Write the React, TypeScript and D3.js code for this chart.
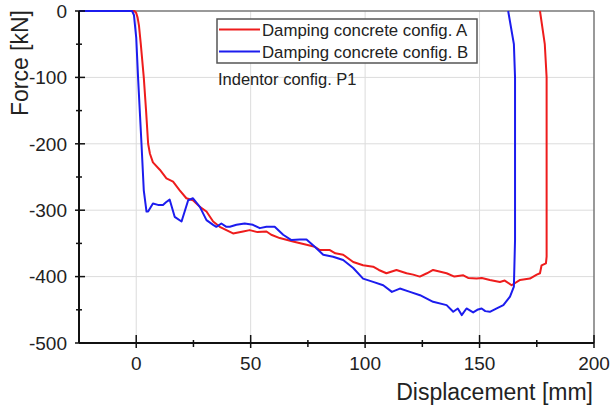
import React from "react";
import * as d3 from "d3";

const xTicks = [0, 50, 100, 150, 200];
const yTicks = [0, -100, -200, -300, -400, -500];
const xMinor = [-25, 25, 75, 125, 175];
const yMinor = [-50, -150, -250, -350, -450];

const seriesNames = ["Damping concrete config. A", "Damping concrete config. B"];

const dispA = [-25, -0.8, 0, 0.6, 1.2, 2, 3.3, 4.3, 5.2, 6, 7.3, 10.3, 13.2, 16.1, 19, 21.9, 24.8, 27.8, 30.7, 33.6, 36.5, 39.4, 42.3, 46.7, 49.6, 53, 56.9, 59, 62.7, 68.5, 74.4, 78, 80.2, 84.6, 87, 90.4, 94.8, 99.1, 103.5, 106, 109.3, 113.7, 118.1, 121, 123.9, 127, 129.7, 135.6, 139, 142.9, 145, 148.7, 151, 154.5, 158.9, 161, 164, 167.7, 172, 175, 176.4, 177.1, 179, 179.3, 179.3, 178.5, 176.4];
const forceA = [0, 0, -3, -10, -22, -50, -100, -150, -200, -215, -228, -239, -252, -257, -270, -282, -285, -295, -302, -317, -325, -330, -335, -332, -330, -333, -332, -337, -342, -347, -352, -355, -360, -360, -365, -367, -378, -383, -385, -390, -395, -390, -395, -397, -400, -395, -390, -395, -400, -398, -402, -403, -402, -405, -408, -406, -413, -405, -403, -397, -395, -383, -380, -370, -100, -50, 0];

const dispB = [-25, -1.8, -1, 0, 0.8, 2.3, 3.3, 4.5, 5.2, 7.3, 9.5, 11.7, 13, 14.6, 16.8, 19.8, 22.7, 24.8, 27.8, 30.7, 33.6, 35, 37.2, 39.4, 40.9, 43.8, 47.4, 51, 54, 56.9, 60.5, 64.2, 67.8, 71.5, 74.4, 78, 81.7, 86, 90.4, 94.8, 99.1, 103.5, 107.9, 111.7, 115.2, 119.6, 124, 129.7, 135.6, 138.5, 140.5, 142.2, 144.3, 147.2, 149, 150.9, 152.5, 154.5, 157.5, 160.4, 163.3, 165, 165.5, 165.5, 165, 162.5];
const forceB = [0, 0, -6, -40, -100, -200, -270, -302, -302, -290, -292, -292, -288, -284, -310, -317, -285, -282, -295, -315, -322, -325, -320, -325, -325, -322, -320, -322, -327, -325, -325, -337, -345, -344, -344, -355, -367, -370, -375, -387, -403, -408, -413, -423, -418, -423, -428, -438, -443, -453, -448, -458, -448, -454, -450, -448, -452, -453, -448, -443, -430, -415, -345, -100, -50, 0];

const colors = ["#ee1c1c", "#1c1cee"];

export default function App() {
  const W = 611, H = 409;
  const x = d3.scaleLinear().domain([-25, 200]).range([79, 594]);
  const y = d3.scaleLinear().domain([-500, 0]).range([343, 11]);
  const lineL = d3.line<[number, number]>().x(d => x(d[0])).y(d => y(d[1]));
  const A: [number, number][] = dispA.map((d, i) => [d, forceA[i]]);
  const B: [number, number][] = dispB.map((d, i) => [d, forceB[i]]);
  const font = "'Liberation Sans', Arial, sans-serif";
  const txt = "#222";
  return (
    <svg width={W} height={H} style={{ position: "absolute", left: 0, top: 0, background: "#fff" }} fontFamily={font}>
      <rect x={0} y={0} width={W} height={H} fill="#fff" />
      {xTicks.filter(t => t > -25 && t < 200).map(t => (
        <line key={"gx" + t} x1={x(t)} x2={x(t)} y1={y(0)} y2={y(-500)} stroke="#dcdcdc" strokeWidth={1} />
      ))}
      {yTicks.filter(t => t < 0 && t > -500).map(t => (
        <line key={"gy" + t} x1={x(-25)} x2={x(200)} y1={y(t)} y2={y(t)} stroke="#dcdcdc" strokeWidth={1} />
      ))}
      <line x1={x(-25)} x2={x(200)} y1={y(0)} y2={y(0)} stroke="#777" strokeWidth={1.5} />
      <line x1={x(200)} x2={x(200)} y1={y(0)} y2={y(-500)} stroke="#777" strokeWidth={1.5} />
      <path d={lineL(A) || ""} fill="none" stroke={colors[0]} strokeWidth={2} strokeLinejoin="round" />
      <path d={lineL(B) || ""} fill="none" stroke={colors[1]} strokeWidth={2} strokeLinejoin="round" />
      <line x1={x(-25)} x2={x(-25)} y1={y(0)} y2={y(-500)} stroke="#111" strokeWidth={2} />
      <line x1={x(-25)} x2={x(200)} y1={y(-500)} y2={y(-500)} stroke="#111" strokeWidth={2} />
      {yTicks.map(t => (
        <g key={"yt" + t}>
          <line x1={x(-25) - 4} x2={x(-25) + 6} y1={y(t)} y2={y(t)} stroke="#111" strokeWidth={1.5} />
          <text x={67} y={y(t)} dy="0.36em" textAnchor="end" fontSize={19} fill={txt}>{t}</text>
        </g>
      ))}
      {yMinor.map(t => (
        <line key={"ym" + t} x1={x(-25) - 3} x2={x(-25) + 3} y1={y(t)} y2={y(t)} stroke="#111" strokeWidth={1.5} />
      ))}
      {xTicks.map(t => (
        <g key={"xt" + t}>
          <line x1={x(t)} x2={x(t)} y1={y(-500) - 8} y2={y(-500) + 5} stroke="#111" strokeWidth={1.5} />
          <text x={x(t)} y={370} textAnchor="middle" fontSize={19} fill={txt}>{t}</text>
        </g>
      ))}
      {xMinor.filter(t => t > -25).map(t => (
        <line key={"xm" + t} x1={x(t)} x2={x(t)} y1={y(-500) - 3} y2={y(-500) + 4} stroke="#111" strokeWidth={1.5} />
      ))}
      <text x={593} y={400} textAnchor="end" fontSize={23} fill={txt}>Displacement [mm]</text>
      <text transform="translate(28,10) rotate(-90)" textAnchor="end" fontSize={23} fill={txt}>Force [kN]</text>
      <rect x={217} y={19} width={260} height={44} fill="#fff" stroke="#555" strokeWidth={1.5} />
      {seriesNames.map((n, i) => (
        <g key={n}>
          <line x1={219} x2={260} y1={29.5 + i * 22} y2={29.5 + i * 22} stroke={colors[i]} strokeWidth={2} />
          <text x={262} y={29.5 + i * 22} dy="0.36em" fontSize={16.8} fill={txt}>{n}</text>
        </g>
      ))}
      <text x={218} y={79} dy="0.36em" fontSize={16.5} fill={txt}>Indentor config. P1</text>
    </svg>
  );
}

__________

* **WHAT IS ASKED**
Copy the data word for word. Pictures do not go in the copy.

* **EXERCISE RESPONSE**
Write the React, TypeScript and D3.js code for this chart.
import React from "react";
import * as d3 from "d3";

const xTicks = [0, 50, 100, 150, 200];
const yTicks = [0, -100, -200, -300, -400, -500];
const xMinor = [-25, 25, 75, 125, 175];
const yMinor = [-50, -150, -250, -350, -450];

const seriesNames = ["Damping concrete config. A", "Damping concrete config. B"];

const dispA = [-25, -0.8, 0, 0.6, 1.2, 2, 3.3, 4.3, 5.2, 6, 7.3, 10.3, 13.2, 16.1, 19, 21.9, 24.8, 27.8, 30.7, 33.6, 36.5, 39.4, 42.3, 46.7, 49.6, 53, 56.9, 59, 62.7, 68.5, 74.4, 78, 80.2, 84.6, 87, 90.4, 94.8, 99.1, 103.5, 106, 109.3, 113.7, 118.1, 121, 123.9, 127, 129.7, 135.6, 139, 142.9, 145, 148.7, 151, 154.5, 158.9, 161, 164, 167.7, 172, 175, 176.4, 177.1, 179, 179.3, 179.3, 178.5, 176.4];
const forceA = [0, 0, -3, -10, -22, -50, -100, -150, -200, -215, -228, -239, -252, -257, -270, -282, -285, -295, -302, -317, -325, -330, -335, -332, -330, -333, -332, -337, -342, -347, -352, -355, -360, -360, -365, -367, -378, -383, -385, -390, -395, -390, -395, -397, -400, -395, -390, -395, -400, -398, -402, -403, -402, -405, -408, -406, -413, -405, -403, -397, -395, -383, -380, -370, -100, -50, 0];

const dispB = [-25, -1.8, -1, 0, 0.8, 2.3, 3.3, 4.5, 5.2, 7.3, 9.5, 11.7, 13, 14.6, 16.8, 19.8, 22.7, 24.8, 27.8, 30.7, 33.6, 35, 37.2, 39.4, 40.9, 43.8, 47.4, 51, 54, 56.9, 60.5, 64.2, 67.8, 71.5, 74.4, 78, 81.7, 86, 90.4, 94.8, 99.1, 103.5, 107.9, 111.7, 115.2, 119.6, 124, 129.7, 135.6, 138.5, 140.5, 142.2, 144.3, 147.2, 149, 150.9, 152.5, 154.5, 157.5, 160.4, 163.3, 165, 165.5, 165.5, 165, 162.5];
const forceB = [0, 0, -6, -40, -100, -200, -270, -302, -302, -290, -292, -292, -288, -284, -310, -317, -285, -282, -295, -315, -322, -325, -320, -325, -325, -322, -320, -322, -327, -325, -325, -337, -345, -344, -344, -355, -367, -370, -375, -387, -403, -408, -413, -423, -418, -423, -428, -438, -443, -453, -448, -458, -448, -454, -450, -448, -452, -453, -448, -443, -430, -415, -345, -100, -50, 0];

const colors = ["#ee1c1c", "#1c1cee"];

export default function App() {
  const W = 611, H = 409;
  const x = d3.scaleLinear().domain([-25, 200]).range([79, 594]);
  const y = d3.scaleLinear().domain([-500, 0]).range([343, 11]);
  const lineL = d3.line<[number, number]>().x(d => x(d[0])).y(d => y(d[1]));
  const A: [number, number][] = dispA.map((d, i) => [d, forceA[i]]);
  const B: [number, number][] = dispB.map((d, i) => [d, forceB[i]]);
  const font = "'Liberation Sans', Arial, sans-serif";
  const txt = "#222";
  return (
    <svg width={W} height={H} style={{ position: "absolute", left: 0, top: 0, background: "#fff" }} fontFamily={font}>
      <rect x={0} y={0} width={W} height={H} fill="#fff" />
      {xTicks.filter(t => t > -25 && t < 200).map(t => (
        <line key={"gx" + t} x1={x(t)} x2={x(t)} y1={y(0)} y2={y(-500)} stroke="#dcdcdc" strokeWidth={1} />
      ))}
      {yTicks.filter(t => t < 0 && t > -500).map(t => (
        <line key={"gy" + t} x1={x(-25)} x2={x(200)} y1={y(t)} y2={y(t)} stroke="#dcdcdc" strokeWidth={1} />
      ))}
      <line x1={x(-25)} x2={x(200)} y1={y(0)} y2={y(0)} stroke="#777" strokeWidth={1.5} />
      <line x1={x(200)} x2={x(200)} y1={y(0)} y2={y(-500)} stroke="#777" strokeWidth={1.5} />
      <path d={lineL(A) || ""} fill="none" stroke={colors[0]} strokeWidth={2} strokeLinejoin="round" />
      <path d={lineL(B) || ""} fill="none" stroke={colors[1]} strokeWidth={2} strokeLinejoin="round" />
      <line x1={x(-25)} x2={x(-25)} y1={y(0)} y2={y(-500)} stroke="#111" strokeWidth={2} />
      <line x1={x(-25)} x2={x(200)} y1={y(-500)} y2={y(-500)} stroke="#111" strokeWidth={2} />
      {yTicks.map(t => (
        <g key={"yt" + t}>
          <line x1={x(-25) - 4} x2={x(-25) + 6} y1={y(t)} y2={y(t)} stroke="#111" strokeWidth={1.5} />
          <text x={67} y={y(t)} dy="0.36em" textAnchor="end" fontSize={19} fill={txt}>{t}</text>
        </g>
      ))}
      {yMinor.map(t => (
        <line key={"ym" + t} x1={x(-25) - 3} x2={x(-25) + 3} y1={y(t)} y2={y(t)} stroke="#111" strokeWidth={1.5} />
      ))}
      {xTicks.map(t => (
        <g key={"xt" + t}>
          <line x1={x(t)} x2={x(t)} y1={y(-500) - 8} y2={y(-500) + 5} stroke="#111" strokeWidth={1.5} />
          <text x={x(t)} y={370} textAnchor="middle" fontSize={19} fill={txt}>{t}</text>
        </g>
      ))}
      {xMinor.filter(t => t > -25).map(t => (
        <line key={"xm" + t} x1={x(t)} x2={x(t)} y1={y(-500) - 3} y2={y(-500) + 4} stroke="#111" strokeWidth={1.5} />
      ))}
      <text x={593} y={400} textAnchor="end" fontSize={23} fill={txt}>Displacement [mm]</text>
      <text transform="translate(28,10) rotate(-90)" textAnchor="end" fontSize={23} fill={txt}>Force [kN]</text>
      <rect x={217} y={19} width={260} height={44} fill="#fff" stroke="#555" strokeWidth={1.5} />
      {seriesNames.map((n, i) => (
        <g key={n}>
          <line x1={219} x2={260} y1={29.5 + i * 22} y2={29.5 + i * 22} stroke={colors[i]} strokeWidth={2} />
          <text x={262} y={29.5 + i * 22} dy="0.36em" fontSize={16.8} fill={txt}>{n}</text>
        </g>
      ))}
      <text x={218} y={79} dy="0.36em" fontSize={16.5} fill={txt}>Indentor config. P1</text>
    </svg>
  );
}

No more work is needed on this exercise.